There were also a few unexplained things such as the cursed, demonic heart (or whatever organ it was) that the coven makes. They create it, it flies off and then we never see it again. Instead of getting a scene with a weird fleshy, demonic monstrosity, we get a cursed sheet that attacks Sam. It didn’t quite fit together.

Which was a shame as some inventive things going on – death by drilldo (no that’s not a typo) being a good example.

The drilldo D.I.Y. company struggled to find customers.

The ending as well, at least for me, wasn’t ramped up enough in the carnage stakes. I don’t want to give away too much here so if you don’t want a very teeny tiny spoiler, skip the next paragraph now.

*Spoiler* See, I’d expect a demonic being to do more than just eat a rabbit and then make people choke or suffocate. There was a chance to go all out here and have the demon get really nasty and it never happened. Which was a shame as the form the demon manifested would have made that all the more fun. *End of spoiler*

So yes, the film has faults, but it also has quite a lot going for it if you’re in the right mood.

Oddly enough, think of the film as being a lot like a pizza.

You’re really craving pizza but you nearly always get the same one. That’s ok, it’s what you like. Sure you might change the odd topping now and again, but you mainly order the same thing. And there’s nothing wrong with that at all.
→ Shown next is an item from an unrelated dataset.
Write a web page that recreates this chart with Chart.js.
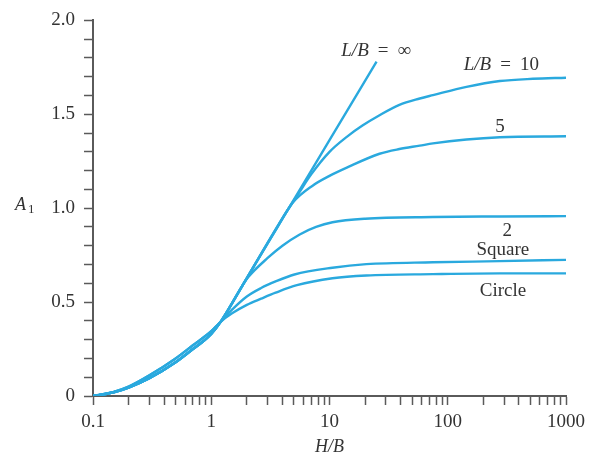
<!DOCTYPE html>
<html>
<head>
<meta charset="utf-8">
<script src="https://cdn.jsdelivr.net/npm/chart.js@4/dist/chart.umd.min.js"></script>
<style>
html, body { margin: 0; padding: 0; background: #fff; }
#wrap { width: 596px; height: 462px; }
</style>
</head>
<body>
<div id="wrap"><canvas id="c" width="596" height="462"></canvas></div>
<script>
// Influence factor A1 versus depth ratio H/B for several footing shapes.
const xMajor = [0.1, 1, 10, 100, 1000];
const xTickLabels = ['0.1', '1', '10', '100', '1000'];
const yMajor = [0, 0.5, 1.0, 1.5, 2.0];
const yTickLabels = ['0', '0.5', '1.0', '1.5', '2.0'];

// L/B = infinity (strip)
const hbStrip = [0.1, 0.15, 0.2, 0.3, 0.5, 0.7, 0.85, 1.0, 1.2, 2, 5, 10, 25];
const a1Strip = [0, 0.02, 0.045, 0.095, 0.18, 0.25, 0.29, 0.33, 0.395, 0.628, 1.046, 1.362, 1.78];

// L/B = 10
const hb10 = [0.1, 0.15, 0.2, 0.3, 0.5, 0.7, 0.85, 1.0, 1.2, 2, 4, 5.5, 7, 10, 14, 19, 26.5, 39, 58, 75, 144, 276, 525, 1000];
const a110 = [0, 0.02, 0.045, 0.095, 0.18, 0.25, 0.29, 0.33, 0.395, 0.628, 0.947, 1.08, 1.18, 1.30, 1.38, 1.44, 1.495, 1.55, 1.584, 1.602, 1.646, 1.677, 1.689, 1.695];

// L/B = 5
const hb5 = [0.1, 0.15, 0.2, 0.3, 0.5, 0.7, 0.85, 1.0, 1.2, 2, 3.5, 4.9, 7.2, 10, 14, 26.5, 39, 58, 75, 144, 276, 1000];
const a15 = [0, 0.02, 0.045, 0.095, 0.18, 0.25, 0.29, 0.33, 0.395, 0.628, 0.883, 1.03, 1.12, 1.172, 1.216, 1.29, 1.315, 1.333, 1.345, 1.366, 1.378, 1.383];

// L/B = 2
const hb2 = [0.1, 0.15, 0.2, 0.3, 0.5, 0.7, 0.85, 1.0, 1.2, 1.8, 2.05, 3, 4, 5.6, 7.7, 10.6, 20, 75, 275, 1000];
const a12 = [0, 0.02, 0.045, 0.095, 0.18, 0.25, 0.29, 0.33, 0.395, 0.58, 0.632, 0.735, 0.80, 0.86, 0.90, 0.925, 0.944, 0.953, 0.956, 0.958];

// Square
const hbSquare = [0.1, 0.15, 0.2, 0.3, 0.5, 0.7, 1.0, 1.2, 1.5, 2.0, 2.64, 3.5, 5.05, 10.6, 20.5, 75, 275, 1000];
const a1Square = [0, 0.022, 0.05, 0.11, 0.2, 0.27, 0.345, 0.395, 0.46, 0.53, 0.575, 0.61, 0.647, 0.683, 0.702, 0.712, 0.718, 0.725];

// Circle
const hbCircle = [0.1, 0.15, 0.2, 0.3, 0.5, 0.7, 1.0, 1.2, 1.5, 2.0, 2.64, 3.5, 5.3, 10.6, 20.5, 75, 275, 1000];
const a1Circle = [0, 0.022, 0.05, 0.11, 0.2, 0.27, 0.345, 0.395, 0.44, 0.485, 0.518, 0.55, 0.59, 0.627, 0.642, 0.649, 0.653, 0.653];

const LINE = '#2aa9de';
const TEXT = '#333333';
const AXIS = '#5a5a5a';
const SERIF = '"Liberation Serif", "Times New Roman", serif';

function pts(xs, ys) { return xs.map((v, i) => ({ x: v, y: ys[i] })); }

// tick positions: decades plus 2..9 minor marks on x, every 0.1 on y
const xTicks = [];
xMajor.forEach((d, i) => {
  xTicks.push(d);
  if (i < xMajor.length - 1) for (let k = 2; k <= 9; k++) xTicks.push(+(d * k).toPrecision(6));
});
const yTicks = [];
for (let i = 0; i <= 20; i++) yTicks.push(+(i / 10).toFixed(1));

function near(a, b) { return Math.abs(a - b) < 1e-9 * Math.max(1, Math.abs(b)); }

function series(label, xs, ys) {
  return {
    label, data: pts(xs, ys),
    borderColor: LINE, borderWidth: 2.4, pointRadius: 0,
    fill: false, cubicInterpolationMode: 'monotone'
  };
}

// text runs: [text, italic, gapAfter]
function drawRuns(ctx, runs, cx, base, size) {
  let total = 0;
  const widths = runs.map(r => {
    ctx.font = (r[1] ? 'italic ' : '') + size + 'px ' + SERIF;
    const w = ctx.measureText(r[0]).width;
    total += w + (r[2] || 0);
    return w;
  });
  let x = cx - total / 2;
  runs.forEach((r, i) => {
    ctx.font = (r[1] ? 'italic ' : '') + size + 'px ' + SERIF;
    ctx.fillText(r[0], x, base);
    x += widths[i] + (r[2] || 0);
  });
}

const curveLabels = [
  { runs: [['L/B', true, 9], ['=', false, 9], ['\u221E', false, 0]], at: [24.8, 1.81] },
  { runs: [['L/B', true, 9], ['=', false, 9], ['10', false, 0]], at: [284, 1.734] },
  { runs: [['5', false, 0]], at: [276, 1.405] },
  { runs: [['2', false, 0]], at: [318, 0.853] },
  { runs: [['Square', false, 0]], at: [292, 0.753] },
  { runs: [['Circle', false, 0]], at: [293, 0.532] }
];

const annotations = {
  id: 'annotations',
  afterDraw(chart) {
    const { ctx, chartArea, scales: { x, y } } = chart;
    ctx.save();
    ctx.fillStyle = TEXT;
    ctx.textAlign = 'left';
    ctx.textBaseline = 'alphabetic';
    curveLabels.forEach(l => {
      drawRuns(ctx, l.runs, x.getPixelForValue(l.at[0]), y.getPixelForValue(l.at[1]), 19);
    });
    // y-axis title A1
    const yb = y.getPixelForValue(1.0) + 1.5;
    ctx.font = 'italic 18px ' + SERIF;
    ctx.fillText('A', chartArea.left - 78, yb);
    ctx.font = '13px ' + SERIF;
    ctx.fillText('1', chartArea.left - 65, yb + 3);
    // x-axis title H/B
    drawRuns(ctx, [['H/B', true, 0]], x.getPixelForValue(10), chartArea.bottom + 56, 18);
    ctx.restore();
  }
};

new Chart(document.getElementById('c'), {
  type: 'line',
  data: {
    datasets: [
      series('L/B = \u221E', hbStrip, a1Strip),
      series('L/B = 10', hb10, a110),
      series('L/B = 5', hb5, a15),
      series('L/B = 2', hb2, a12),
      series('Square', hbSquare, a1Square),
      series('Circle', hbCircle, a1Circle)
    ]
  },
  options: {
    responsive: false,
    devicePixelRatio: 1,
    animation: false,
    layout: { padding: { top: 16, right: 30, left: 0, bottom: 0 } },
    plugins: { legend: { display: false }, tooltip: { enabled: false } },
    scales: {
      x: {
        type: 'logarithmic', min: 0.1, max: 1000,
        afterBuildTicks: s => { s.ticks = xTicks.map(v => ({ value: v })); },
        afterFit: s => { s.height = 66; },
        ticks: {
          autoSkip: false, maxRotation: 0, minRotation: 0, padding: 6,
          color: TEXT, font: { family: SERIF, size: 19 },
          callback: v => { const i = xMajor.findIndex(m => near(v, m)); return i >= 0 ? xTickLabels[i] : ''; }
        },
        grid: { drawOnChartArea: false, drawTicks: true, tickLength: 9, tickColor: AXIS, tickWidth: 1.5 },
        border: { display: true, color: AXIS, width: 2 }
      },
      y: {
        type: 'linear', min: 0, max: 2,
        afterBuildTicks: s => { s.ticks = yTicks.map(v => ({ value: v })); },
        afterFit: s => { s.width = 93; },
        ticks: {
          autoSkip: false, padding: 9,
          color: TEXT, font: { family: SERIF, size: 19 },
          callback: v => { const i = yMajor.findIndex(m => near(v, m)); return i >= 0 ? yTickLabels[i] : ''; }
        },
        grid: { drawOnChartArea: false, drawTicks: true, tickLength: 9, tickColor: AXIS, tickWidth: 1.5 },
        border: { display: true, color: AXIS, width: 2 }
      }
    }
  },
  plugins: [annotations]
});
</script>
</body>
</html>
Sometimes you want that feeling of comfortable familiarity and that’s what has been delivered here.

Sure it’s not the healthiest of meals and it may be a little underdone in places and one of the toppings might not have been as generous as you would have liked but you enjoy it anyway because you were really in the mood for pizza.

And as I don’t know anyone who doesn’t like pizza (or as my daughter just told me, “pizza is yummy”) then there’s definitely something here that’s worth you stopping to try a slice.